**Instructions to follow:** Reproduce the listing below in full and without alteration, apart from its pictures.

**Material provided:**
============================================================

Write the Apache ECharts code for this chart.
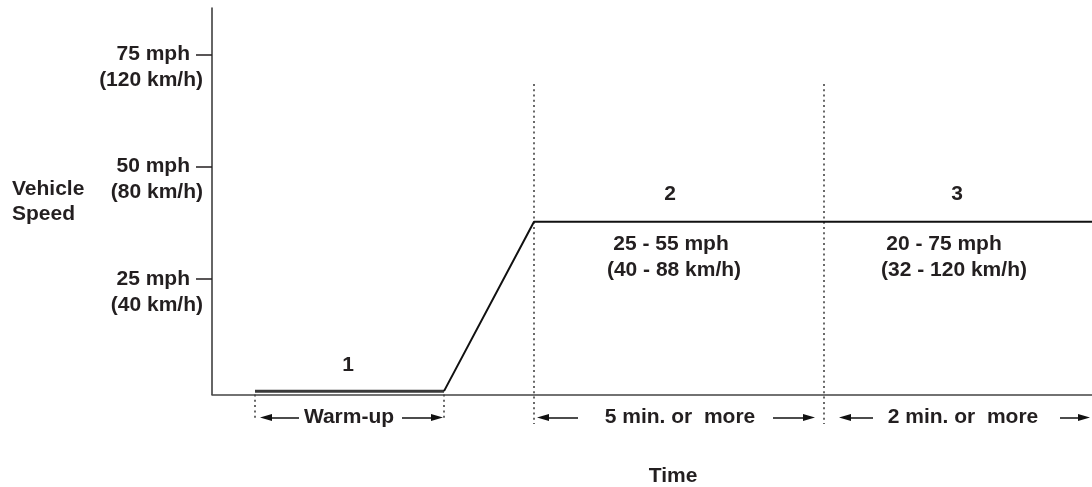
<!DOCTYPE html>
<html><head><meta charset="utf-8">
<style>html,body{margin:0;padding:0;background:#fff}#c{width:1092px;height:487px}</style>
<script src="https://cdn.jsdelivr.net/npm/echarts@6/dist/echarts.min.js"></script>
</head><body><div id="c"></div><script>
// ---- data (time in arbitrary units, speed in mph) ----
const Y_MIN = -0.75, Y_MAX = 85.3, X_MAX = 88;
const yTickValues = [25, 50, 75];
const yTickMph = ['25 mph', '50 mph', '75 mph'];
const yTickKmh = ['(40 km/h)', '(80 km/h)', '(120 km/h)'];

const warmTime = [4.3, 23.2];
const warmSpeed = [0, 0];
const driveTime = [23.2, 32.2, 88];
const driveSpeed = [0, 37.7, 37.7];

const markerTime = [4.3, 23.2, 32.2, 61.2];
const markerTop = [Y_MIN, Y_MIN, 68.4, 68.4];
const markerBottom = [-6.4, -6.4, -7.3, -7.3];

const ARROW_SPEED = -5.85;
const arrowTail = [8.7, 19.0, 36.6, 56.1, 66.1, 84.8];
const arrowTip = [4.8, 23.1, 32.5, 60.3, 62.7, 87.8];

const phaseNames = ['1', '2', '3'];
const phaseNameTime = [13.6, 45.8, 74.5];
const phaseNameSpeed = [5.8, 43.9, 43.9];

const rangeMph = ['25 - 55 mph', '20 - 75 mph'];
const rangeKmh = ['(40 - 88 km/h)', '(32 - 120 km/h)'];
const rangeTime = [46.2, 74.2];
const rangeSpeed = [29.8, 29.8];
const rangeShift = [6, 20];

const durationText = ['Warm-up', '5 min. or  more', '2 min. or  more'];
const durationTime = [13.7, 46.8, 75.1];

// ---- chart ----
const FONT = '"Liberation Sans", Arial, sans-serif';
const INK = '#231f20';
const FS = 21;
const tb = { fontFamily: FONT, fontWeight: 'bold', fontSize: FS, color: INK };
const HEAD = 0.6;

const zip = (a, b) => a.map((v, i) => [v, b[i]]);

const markerData = markerTime.map((t, i) => ({ coords: [[t, markerTop[i]], [t, markerBottom[i]]] }));
const arrowData = arrowTail.map((t, i) => {
  const dir = arrowTip[i] > t ? 1 : -1;
  return { coords: [[t, ARROW_SPEED], [arrowTip[i] - dir * HEAD, ARROW_SPEED]] };
});

const labelData = [];
phaseNames.forEach((n, i) => labelData.push({ value: [phaseNameTime[i], phaseNameSpeed[i]], label: { formatter: n } }));
rangeMph.forEach((m, i) => labelData.push({
  value: [rangeTime[i], rangeSpeed[i]],
  label: { formatter: `{a|${m}}\n{b|${rangeKmh[i]}}`,
    rich: { a: Object.assign({}, tb, { lineHeight: 26, padding: [0, rangeShift[i], 0, 0] }), b: Object.assign({}, tb, { lineHeight: 26 }) } }
}));
durationText.forEach((d, i) => labelData.push({ value: [durationTime[i], ARROW_SPEED], label: { formatter: d } }));

const chart = echarts.init(document.getElementById('c'), null, { renderer: 'canvas' });
chart.setOption({
  animation: false,
  backgroundColor: '#fff',
  grid: { left: 212, right: 0, top: 8, bottom: 92.5, containLabel: false, outerBoundsMode: 'none' },
  xAxis: {
    type: 'value', min: 0, max: X_MAX,
    name: 'Time', nameLocation: 'middle', nameGap: 82,
    nameTextStyle: Object.assign({}, tb, { verticalAlign: 'middle', padding: [0, 0, 0, 42] }),
    axisLine: { show: true, onZero: false, lineStyle: { color: '#444', width: 1.5 } },
    axisTick: { show: false }, axisLabel: { show: false }, splitLine: { show: false }
  },
  yAxis: {
    type: 'value', min: Y_MIN, max: Y_MAX,
    name: 'Vehicle\nSpeed', nameLocation: 'middle', nameRotate: 0, nameGap: 200,
    nameTextStyle: Object.assign({}, tb, { align: 'left', verticalAlign: 'middle', lineHeight: 25, padding: [0, 0, 15.5, 0] }),
    axisLine: { show: true, onZero: false, lineStyle: { color: '#333', width: 1.5 } },
    axisTick: { show: true, length: 16, customValues: yTickValues, lineStyle: { color: INK, width: 1.5 } },
    axisLabel: {
      customValues: yTickValues, margin: 9, padding: [26, 0, 0, 0],
      formatter: v => { const i = yTickValues.indexOf(v); return i < 0 ? '' : `{a|${yTickMph[i]}}\n{b|${yTickKmh[i]}}`; },
      rich: { a: Object.assign({}, tb, { lineHeight: 26, padding: [0, 13, 0, 0] }), b: Object.assign({}, tb, { lineHeight: 26 }) }
    },
    splitLine: { show: false }
  },
  series: [
    { type: 'line', data: zip(warmTime, warmSpeed), symbol: 'none', clip: false, z: 3,
      lineStyle: { color: '#3a3a3a', width: 3 } },
    { type: 'line', data: zip(driveTime, driveSpeed), symbol: 'none', clip: false, z: 4,
      lineStyle: { color: '#111', width: 2 } },
    { type: 'lines', coordinateSystem: 'cartesian2d', clip: false, silent: true, z: 2,
      symbol: 'none', lineStyle: { color: '#444', width: 1.6, type: [2, 3.3], opacity: 1 }, data: markerData },
    { type: 'lines', coordinateSystem: 'cartesian2d', clip: false, silent: true, z: 4,
      symbol: ['none', 'triangle'], symbolSize: [[7, 12], [7, 12]],
      lineStyle: { color: '#111', width: 1.5, opacity: 1 }, data: arrowData },
    { type: 'scatter', symbolSize: 0, clip: false, silent: true, z: 5,
      itemStyle: { opacity: 1, color: INK },
      label: Object.assign({ show: true, position: 'inside', align: 'center', verticalAlign: 'middle', opacity: 1, textBorderWidth: 0 }, tb),
      data: labelData }
  ]
});
</script></body></html>
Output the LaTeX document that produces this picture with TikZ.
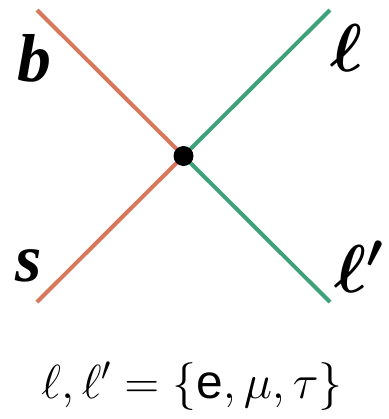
\RequirePackage{fix-cm}
\documentclass[tikz,border=0pt]{standalone}
\usepackage{amsmath}
\usepackage{fontspec}
\setmainfont{Liberation Serif}
\newfontfamily\arialfont{Liberation Sans}
\usetikzlibrary{positioning}
\definecolor{QuarkOrange}{HTML}{D9775A}
\definecolor{LeptonGreen}{HTML}{3DA27A}

\begin{document}
\begin{tikzpicture}[x=1bp,y=-1bp,line cap=butt,
  leg/.style={line width=4bp},
  lbl/.style={inner sep=0pt,font=\fontsize{68}{68}\selectfont\bfseries\itshape}]
  \useasboundingbox (0,0) rectangle (389,419);
  \coordinate (V) at (183.5,156);
  \coordinate (B) at (37,10);
  \coordinate (S) at (37,302);
  \coordinate (L) at (330,10);
  \coordinate (Lp) at (330,302);
  \draw[QuarkOrange,leg] (B)--(V)--(S);
  \draw[LeptonGreen,leg] (L)--(V)--(Lp);
  \fill (V) circle (10bp);
  \node[lbl] (bq) at (34,58) {b};
  \node[lbl] (sq) at (29,266) {s};
  \node[lbl] (l) at (347,48) {$\boldsymbol{\ell}$};
  \node[lbl] (lp) at (359,267) {$\boldsymbol{\ell'}$};
  \node[inner sep=0pt,font=\fontsize{48}{48}\selectfont] (set) at (192,386)
    {$\ell,\ell'=\{\text{\arialfont e},\mu,\tau\}$};
\end{tikzpicture}
\end{document}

============================================================

**Task result:**
Write the Apache ECharts code for this chart.
<!DOCTYPE html>
<html><head><meta charset="utf-8">
<style>html,body{margin:0;padding:0;background:#fff}#c{width:1092px;height:487px}</style>
<script src="https://cdn.jsdelivr.net/npm/echarts@6/dist/echarts.min.js"></script>
</head><body><div id="c"></div><script>
// ---- data (time in arbitrary units, speed in mph) ----
const Y_MIN = -0.75, Y_MAX = 85.3, X_MAX = 88;
const yTickValues = [25, 50, 75];
const yTickMph = ['25 mph', '50 mph', '75 mph'];
const yTickKmh = ['(40 km/h)', '(80 km/h)', '(120 km/h)'];

const warmTime = [4.3, 23.2];
const warmSpeed = [0, 0];
const driveTime = [23.2, 32.2, 88];
const driveSpeed = [0, 37.7, 37.7];

const markerTime = [4.3, 23.2, 32.2, 61.2];
const markerTop = [Y_MIN, Y_MIN, 68.4, 68.4];
const markerBottom = [-6.4, -6.4, -7.3, -7.3];

const ARROW_SPEED = -5.85;
const arrowTail = [8.7, 19.0, 36.6, 56.1, 66.1, 84.8];
const arrowTip = [4.8, 23.1, 32.5, 60.3, 62.7, 87.8];

const phaseNames = ['1', '2', '3'];
const phaseNameTime = [13.6, 45.8, 74.5];
const phaseNameSpeed = [5.8, 43.9, 43.9];

const rangeMph = ['25 - 55 mph', '20 - 75 mph'];
const rangeKmh = ['(40 - 88 km/h)', '(32 - 120 km/h)'];
const rangeTime = [46.2, 74.2];
const rangeSpeed = [29.8, 29.8];
const rangeShift = [6, 20];

const durationText = ['Warm-up', '5 min. or  more', '2 min. or  more'];
const durationTime = [13.7, 46.8, 75.1];

// ---- chart ----
const FONT = '"Liberation Sans", Arial, sans-serif';
const INK = '#231f20';
const FS = 21;
const tb = { fontFamily: FONT, fontWeight: 'bold', fontSize: FS, color: INK };
const HEAD = 0.6;

const zip = (a, b) => a.map((v, i) => [v, b[i]]);

const markerData = markerTime.map((t, i) => ({ coords: [[t, markerTop[i]], [t, markerBottom[i]]] }));
const arrowData = arrowTail.map((t, i) => {
  const dir = arrowTip[i] > t ? 1 : -1;
  return { coords: [[t, ARROW_SPEED], [arrowTip[i] - dir * HEAD, ARROW_SPEED]] };
});

const labelData = [];
phaseNames.forEach((n, i) => labelData.push({ value: [phaseNameTime[i], phaseNameSpeed[i]], label: { formatter: n } }));
rangeMph.forEach((m, i) => labelData.push({
  value: [rangeTime[i], rangeSpeed[i]],
  label: { formatter: `{a|${m}}\n{b|${rangeKmh[i]}}`,
    rich: { a: Object.assign({}, tb, { lineHeight: 26, padding: [0, rangeShift[i], 0, 0] }), b: Object.assign({}, tb, { lineHeight: 26 }) } }
}));
durationText.forEach((d, i) => labelData.push({ value: [durationTime[i], ARROW_SPEED], label: { formatter: d } }));

const chart = echarts.init(document.getElementById('c'), null, { renderer: 'canvas' });
chart.setOption({
  animation: false,
  backgroundColor: '#fff',
  grid: { left: 212, right: 0, top: 8, bottom: 92.5, containLabel: false, outerBoundsMode: 'none' },
  xAxis: {
    type: 'value', min: 0, max: X_MAX,
    name: 'Time', nameLocation: 'middle', nameGap: 82,
    nameTextStyle: Object.assign({}, tb, { verticalAlign: 'middle', padding: [0, 0, 0, 42] }),
    axisLine: { show: true, onZero: false, lineStyle: { color: '#444', width: 1.5 } },
    axisTick: { show: false }, axisLabel: { show: false }, splitLine: { show: false }
  },
  yAxis: {
    type: 'value', min: Y_MIN, max: Y_MAX,
    name: 'Vehicle\nSpeed', nameLocation: 'middle', nameRotate: 0, nameGap: 200,
    nameTextStyle: Object.assign({}, tb, { align: 'left', verticalAlign: 'middle', lineHeight: 25, padding: [0, 0, 15.5, 0] }),
    axisLine: { show: true, onZero: false, lineStyle: { color: '#333', width: 1.5 } },
    axisTick: { show: true, length: 16, customValues: yTickValues, lineStyle: { color: INK, width: 1.5 } },
    axisLabel: {
      customValues: yTickValues, margin: 9, padding: [26, 0, 0, 0],
      formatter: v => { const i = yTickValues.indexOf(v); return i < 0 ? '' : `{a|${yTickMph[i]}}\n{b|${yTickKmh[i]}}`; },
      rich: { a: Object.assign({}, tb, { lineHeight: 26, padding: [0, 13, 0, 0] }), b: Object.assign({}, tb, { lineHeight: 26 }) }
    },
    splitLine: { show: false }
  },
  series: [
    { type: 'line', data: zip(warmTime, warmSpeed), symbol: 'none', clip: false, z: 3,
      lineStyle: { color: '#3a3a3a', width: 3 } },
    { type: 'line', data: zip(driveTime, driveSpeed), symbol: 'none', clip: false, z: 4,
      lineStyle: { color: '#111', width: 2 } },
    { type: 'lines', coordinateSystem: 'cartesian2d', clip: false, silent: true, z: 2,
      symbol: 'none', lineStyle: { color: '#444', width: 1.6, type: [2, 3.3], opacity: 1 }, data: markerData },
    { type: 'lines', coordinateSystem: 'cartesian2d', clip: false, silent: true, z: 4,
      symbol: ['none', 'triangle'], symbolSize: [[7, 12], [7, 12]],
      lineStyle: { color: '#111', width: 1.5, opacity: 1 }, data: arrowData },
    { type: 'scatter', symbolSize: 0, clip: false, silent: true, z: 5,
      itemStyle: { opacity: 1, color: INK },
      label: Object.assign({ show: true, position: 'inside', align: 'center', verticalAlign: 'middle', opacity: 1, textBorderWidth: 0 }, tb),
      data: labelData }
  ]
});
</script></body></html>
Output the LaTeX document that produces this picture with TikZ.
\RequirePackage{fix-cm}
\documentclass[tikz,border=0pt]{standalone}
\usepackage{amsmath}
\usepackage{fontspec}
\setmainfont{Liberation Serif}
\newfontfamily\arialfont{Liberation Sans}
\usetikzlibrary{positioning}
\definecolor{QuarkOrange}{HTML}{D9775A}
\definecolor{LeptonGreen}{HTML}{3DA27A}

\begin{document}
\begin{tikzpicture}[x=1bp,y=-1bp,line cap=butt,
  leg/.style={line width=4bp},
  lbl/.style={inner sep=0pt,font=\fontsize{68}{68}\selectfont\bfseries\itshape}]
  \useasboundingbox (0,0) rectangle (389,419);
  \coordinate (V) at (183.5,156);
  \coordinate (B) at (37,10);
  \coordinate (S) at (37,302);
  \coordinate (L) at (330,10);
  \coordinate (Lp) at (330,302);
  \draw[QuarkOrange,leg] (B)--(V)--(S);
  \draw[LeptonGreen,leg] (L)--(V)--(Lp);
  \fill (V) circle (10bp);
  \node[lbl] (bq) at (34,58) {b};
  \node[lbl] (sq) at (29,266) {s};
  \node[lbl] (l) at (347,48) {$\boldsymbol{\ell}$};
  \node[lbl] (lp) at (359,267) {$\boldsymbol{\ell'}$};
  \node[inner sep=0pt,font=\fontsize{48}{48}\selectfont] (set) at (192,386)
    {$\ell,\ell'=\{\text{\arialfont e},\mu,\tau\}$};
\end{tikzpicture}
\end{document}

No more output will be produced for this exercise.